Я мало теперь пишу сюда, но не потому, что меня волнует отстутствие комментариев. Скорей, меня волнует присутствие людей, читающих это бессловно - кто они? Придется ли мне общаться с ними в реальной жизни? Понимают ли они, что я не пишу ни для кого, кроме себя? Что, пытаясь интерпретировать, они вторгаются в чужое пространство?
Между тем, если не записывать ничего о любимых персонажах, после труднее будет вспомнить. Интенсивность впечатлений часто идет об руку - или об ногу? - с их мимолетностью. А отстутствие воспоминаний эквивалентно смерти в неком абстрактном будущем времени, как для персонажа, так и для автора.
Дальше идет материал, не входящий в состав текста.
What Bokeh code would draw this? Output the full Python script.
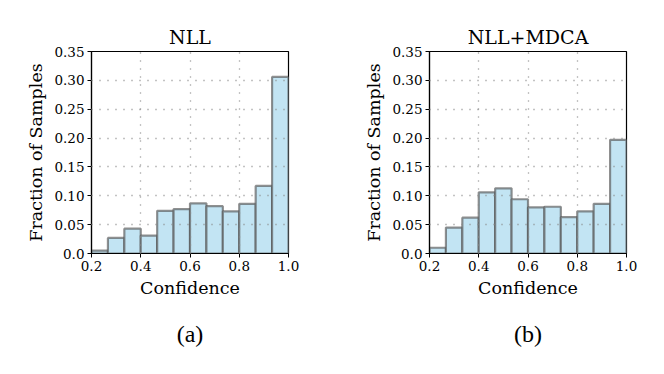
from bokeh.plotting import figure
from bokeh.layouts import row
from bokeh.models import Range1d, FixedTicker, Title
from bokeh.embed import file_html
from bokeh.resources import INLINE

bin_edges = [0.2 + i * 0.8 / 12 for i in range(13)]
nll_vals = [0.005, 0.027, 0.043, 0.031, 0.074, 0.077, 0.087, 0.082, 0.073, 0.086, 0.117, 0.306]
mdca_vals = [0.010, 0.045, 0.062, 0.106, 0.113, 0.094, 0.080, 0.081, 0.063, 0.073, 0.086, 0.197]
x_ticks = [0.2, 0.4, 0.6, 0.8, 1.0]
y_ticks = [0.0, 0.05, 0.10, 0.15, 0.20, 0.25, 0.30, 0.35]
y_labels = ["0.0", "0.05", "0.10", "0.15", "0.20", "0.25", "0.30", "0.35"]
titles = ["NLL", "NLL+MDCA"]
captions = ["(a)", "(b)"]

SERIF = "DejaVu Serif"


def make(vals, title, caption, left, right):
    p = figure(output_backend="svg", toolbar_location=None,
               frame_width=197, frame_height=202,
               min_border_left=left, min_border_right=right,
               min_border_top=51, min_border_bottom=0,
               x_range=Range1d(0.2, 1.0), y_range=Range1d(0.0, 0.35))
    p.title.text = title
    p.title.text_font = SERIF
    p.title.text_font_size = "19px"
    p.title.text_font_style = "normal"
    p.title.text_color = "black"
    p.title.align = "center"
    p.title.standoff = 8
    p.quad(left=bin_edges[:-1], right=bin_edges[1:], bottom=0, top=vals,
           fill_color="#c2e4f3", fill_alpha=1.0,
           line_color="#555555", line_alpha=0.65, line_width=2.2)
    p.xaxis.ticker = FixedTicker(ticks=x_ticks)
    p.yaxis.ticker = FixedTicker(ticks=y_ticks)
    p.xaxis.major_label_overrides = {t: f"{t:.1f}" for t in x_ticks}
    p.yaxis.major_label_overrides = {t: l for t, l in zip(y_ticks, y_labels)}
    for ax in (p.xaxis[0], p.yaxis[0]):
        ax.major_label_text_font = SERIF
        ax.major_label_text_font_size = "13.5px"
        ax.major_label_text_color = "black"
        ax.axis_label_text_font = SERIF
        ax.axis_label_text_font_size = "17.5px"
        ax.axis_label_text_font_style = "normal"
        ax.axis_label_text_color = "black"
        ax.axis_line_color = "black"
        ax.axis_line_width = 1.2
        ax.major_tick_line_color = "black"
        ax.major_tick_out = 4
        ax.major_tick_in = 0
        ax.minor_tick_line_color = None
        ax.major_label_standoff = 3
    p.xaxis.axis_label = "Confidence"
    p.yaxis.axis_label = "Fraction of Samples"
    p.xaxis.axis_label_standoff = 4
    p.yaxis.axis_label_standoff = 5
    for g in (p.xgrid[0], p.ygrid[0]):
        g.grid_line_color = "#888888"
        g.grid_line_dash = "1 7"
        g.grid_line_width = 1.3
        g.level = "overlay"
    p.xgrid.ticker = FixedTicker(ticks=[0.4, 0.6, 0.8])
    p.ygrid.ticker = FixedTicker(ticks=[0.05, 0.10, 0.15, 0.20, 0.25, 0.30])
    p.outline_line_color = "black"
    p.outline_line_width = 1.2
    p.outline_line_alpha = 1
    cap = Title(text=caption, align="center", text_font="Liberation Serif",
                text_font_size="24px", text_font_style="normal",
                text_color="black", standoff=36)
    p.add_layout(cap, "below")
    return p


p1 = make(nll_vals, titles[0], captions[0], 91, 50)
p2 = make(mdca_vals, titles[1], captions[1], 91, 20)
layout = row(p1, p2)
open("out.html", "w").write(file_html(layout, INLINE))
Сначала про Хига. Хига работает в клинике реабилитации, занимается физической терапией. Полезная, малоромантичная профессия: поднимать на ноги без пяти минут инвалидов, бороться со старостью суставов и искорежеными трудом и возрастом спинами. Я попала к нему из-за травмы шеи. Хига не говорит по-английски, кроме нескольких слов; я почти не говорю по-японски, хотя скоро, вероятно, начну немного читать. Иногда мы общаемся через переводчик в телефоне на сугубо медицинские темы.
Несколько недель подряд Хига отсылал меня в краткосрочные путешествия в рай. Самым удивительным в раю был эффект уменьшенной гравитации. Я уходила из клиники паря в затяжных прыжках, как космонавт на Луне, только без скафандра. Совсем без скафандра. Путь в рай состоял из болезненных моментов искуссно перемешанных с моментами сладостного расслабления. Иногда еще - из страха. Например, когда Хига выкладывал меня горизонтально на шатающихся мячах разного диаметра, придерживая. Или подвешивал параллельно земле на ремнях. Наверное, только в Японии можно получить такой сюрреалистичный опыт, всего лишь придя на физическую терапию. Или когда Хига, крепко держа меня затылок, сворачивал мне шею, одновременно массируя что-то за ушами так, что меня затапливало чувство кротости и тишина.
Первые несколько недель я его не видела, даже когда глаза мои были открыты, а он склонялся надо мной. Боль и путевки в рай - все, что заполняло мой мозг и нервную систему. Но боль постепенно отступила, и я начала узнавать. Запах кофе. Пальцы, неслышно показывающие "десять минут" и японское слово "еще" одними губами, когда девочка из регистратуры сообщает ему о встрече с больным, назначенной после занятия со мной. Улыбку, когда он на меня не смотрит. Смущение. То, как он обхватывает мое запястье, чтобы передвинуть мою руку, но так никогда и не отпускает ее. Он мог бы найти сотню медицинских причин коснуться почти любой части моего тела, но ни одной, чтобы всю дорогу нежно придерживать запястье, которое и без того покоится на массажном столе.
Все это слишком объяснимо. Хига, наверное, тридцать. В череде бабушек, дедушек и бывших окинавских спортсменов почти нет молодых женщин. И я, с заморской длиной ног и еще более неожиданной для рюкюсца (и оттого нередко желанной) цветовой гаммой: соломенные волосы, кожа цвета обточенного водой коралла. И он, кому должно раскладывать меня на столе не меньше двух раз в неделю с японским усердием. Необъяснимо только то, что в этом для меня, кроме его очевидно-невероятного умения владеть - не своим, моим - телом.